With allied help the Northern Alliance has been making a steady advance across northern Afghanistan. On Monday they took the key town of Zari, 60 miles south of Mazar-i-Sharif. Mazar has a good airfield which could serve as a forward base for mounting helicopter and air assaults on the Taliban and bin Laden strongholds in the south if the weather allows.

This is a big "if " as the huge barriers of the Hindu Kush lies between Mazar and the capital Kabul, and the strategic provincial centres of Kandahar and Jalalabad.
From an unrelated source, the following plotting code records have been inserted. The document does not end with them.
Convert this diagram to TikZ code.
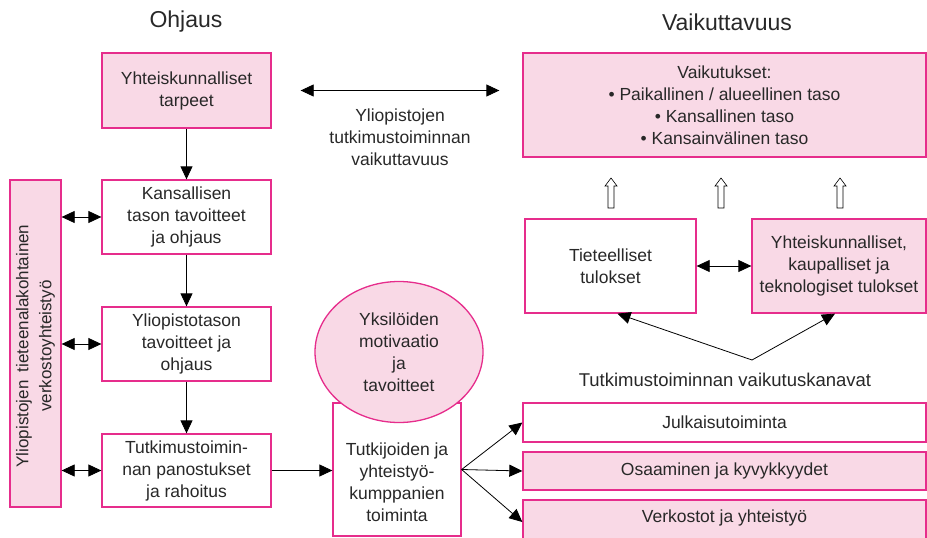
\documentclass[tikz,border=0pt]{standalone}
\usepackage{fontspec}
\setmainfont{Liberation Sans}
\usetikzlibrary{arrows.meta,shapes.geometric,calc}
\definecolor{pinkfill}{RGB}{249,217,230}
\definecolor{magborder}{RGB}{230,45,140}
\definecolor{txt}{RGB}{40,40,40}
\begin{document}
\begin{tikzpicture}[x=1pt,y=-1pt,
  font=\fontsize{17.5}{22}\selectfont, text=txt,
  box/.style={draw=magborder, line width=1.3pt, align=center, inner sep=2pt},
  pbox/.style={box, fill=pinkfill},
  wbox/.style={box, fill=white},
  title/.style={font=\fontsize{23}{26}\selectfont},
  plain/.style={align=center, inner sep=0pt},
  arr/.style={-{Triangle[length=13pt,width=12pt]}, line width=0.8pt},
  darr/.style={{Triangle[length=13pt,width=12pt]}-{Triangle[length=13pt,width=12pt]}, line width=0.8pt},
  uparrow/.pic={\draw[line width=0.6pt, fill=white] (-3,15) -- (-3,-7) -- (-6,-7) -- (0,-15) -- (6,-7) -- (3,-7) -- (3,15) -- cycle;}
]
\useasboundingbox (0,0) rectangle (927,538);

% titles
\node[title] (tOhj) at (186,22) {Ohjaus};
\node[title] (tVai) at (727,22) {Vaikuttavuus};

% left column
\node[pbox, minimum width=169, minimum height=75] (tarpeet) at (186.5,90.5) {Yhteiskunnalliset\\tarpeet};
\node[wbox, minimum width=169, minimum height=74] (kans) at (186.5,217) {Kansallisen\\tason tavoitteet\\ja ohjaus};
\node[wbox, minimum width=169, minimum height=74] (ylio) at (186.5,344) {Yliopistotason\\tavoitteet ja\\ohjaus};
\node[wbox, minimum width=169, minimum height=73] (tutk) at (186.5,470.5) {Tutkimustoimin-\\nan panostukset\\ja rahoitus};

% vertical network box
\node[pbox, minimum width=51, minimum height=327] (verk) at (35.5,343.5) {};
\node[plain, rotate=90, font=\fontsize{17}{23}\selectfont] (verkt) at (35.5,346) {Yliopistojen\enspace tieteenalakohtainen\\verkostoyhteistyö};

% researchers box and ellipse
\node[wbox, minimum width=128, minimum height=133] (tkb) at (397,469.5) {};
\node[plain] (tkt) at (397,482) {Tutkijoiden ja\\yhteistyö-\\kumppanien\\toiminta};
\node[ellipse, draw=magborder, fill=pinkfill, line width=1.3pt, minimum width=168, minimum height=141, inner sep=0pt, align=center] (yks) at (399,352) {Yksilöiden\\motivaatio\\ja\\tavoitteet};

% middle label
\node[plain] (vlab) at (400,137) {Yliopistojen\\tutkimustoiminnan\\vaikuttavuus};

% right side
\node[pbox, minimum width=403, minimum height=104] (vaik) at (724.5,105) {Vaikutukset:\\• Paikallinen / alueellinen taso\\• Kansallinen taso\\• Kansainvälinen taso};
\node[wbox, minimum width=171, minimum height=94] (tiet) at (610.5,266) {Tieteelliset\\tulokset};
\node[pbox, minimum width=174, minimum height=94] (yht) at (839,266) {Yhteiskunnalliset,\\kaupalliset ja\\teknologiset tulokset};
\node[plain, font=\fontsize{18.5}{22}\selectfont] (kanl) at (725,380) {Tutkimustoiminnan vaikutuskanavat};
\coordinate (kan) at (752,360);

\node[wbox, minimum width=403, minimum height=39] (jul) at (724.5,422.5) {Julkaisutoiminta};
\node[pbox, minimum width=403, minimum height=38] (osa) at (724.5,471) {Osaaminen ja kyvykkyydet};
\node[pbox, minimum width=403, minimum height=40] (ver) at (724.5,520) {};
\node[plain] (vert) at (724.5,518) {Verkostot ja yhteistyö};

% hollow arrows
\pic at (611,193) {uparrow};
\pic at (721,193) {uparrow};
\pic at (840,193) {uparrow};

% connectors
\draw[arr] (tarpeet) -- (kans);
\draw[arr] (kans) -- (ylio);
\draw[arr] (ylio) -- (tutk);
\draw[darr] (verk.east |- kans) -- (kans.west);
\draw[darr] (verk.east |- ylio) -- (ylio.west);
\draw[darr] (verk.east |- tutk) -- (tutk.west);
\draw[arr] (tutk.east) -- (tkb.west |- tutk.east);
\draw[darr] ([xshift=29pt]tarpeet.east) -- ([xshift=-23pt]tarpeet.east -| vaik.west);
\draw[darr] (tiet.east) -- (yht.west);
\draw[arr] (kan) -- ([xshift=7pt]tiet.south);
\draw[arr] (kan) -- ([xshift=-4pt]yht.south);
\draw[arr] (tkb.east) -- (jul.west);
\draw[arr] (tkb.east) -- (osa.west);
\draw[arr] (tkb.east) -- ([yshift=-2pt]ver.west);
\end{tikzpicture}
\end{document}
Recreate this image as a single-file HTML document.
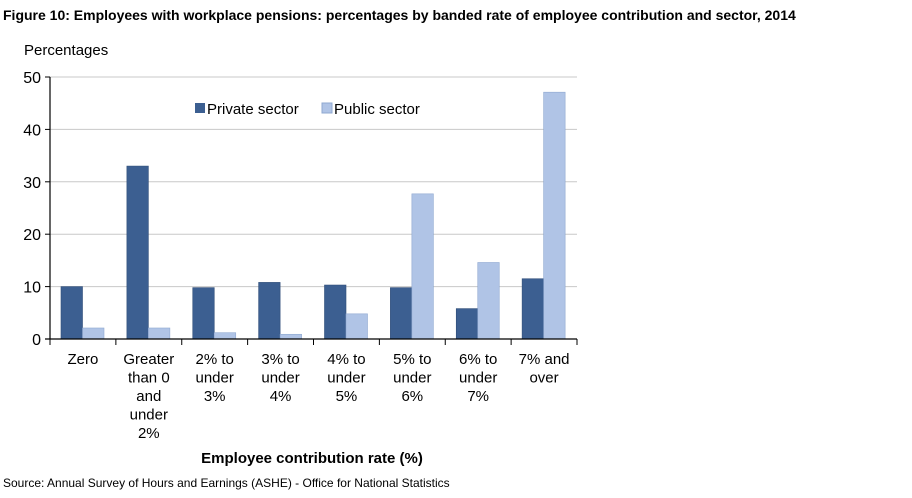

In most of the winter, which is less than two months away, the fog and mist make it almost possible to fly over the mountains by helicopter.

But the real snag in present plans may not be the struggle with the Taliban, but how to manage friends and foes throughout the region, including Iraq, Saudi Arabia and the Gulf.

-- Swissrose (cellier3@mindspring.com), September 26, 2001

Answers

Plain old "smoke and mirrors". The United States is stalling. If they want Bin Ladin they would have him. " Somethins up" love to all Judy

-- Judy/W (judywhalen@aol.com), September 26, 2001.

Maybe, maybe not. From other news reports is seems that this guy is very smart: apparently when he learned that his telephone conversations were being intercepted he went "no tech" meaning he refuses to let ANY electronics near him. Everything is run by trusted individuals as intermediaries. OBL apparently survives by living as close to the lifestyle of a medieval central Asian mountain fighter as he can, at least in terms of communications. He lets others face the external world.

Or, you may be quite correct. Who knows? I doubt any of us on GICC are in a position to know for sure!

(Related point: did anyone catch the documentary "Abandon All Hope: Welcome to Afghanistan" on I think MSNBC cable TeeVee a couple nights ago? Very well done piece by an independent newsman. Gives a good flavor of the place, I thought. If it is played again, I highly recommend it.)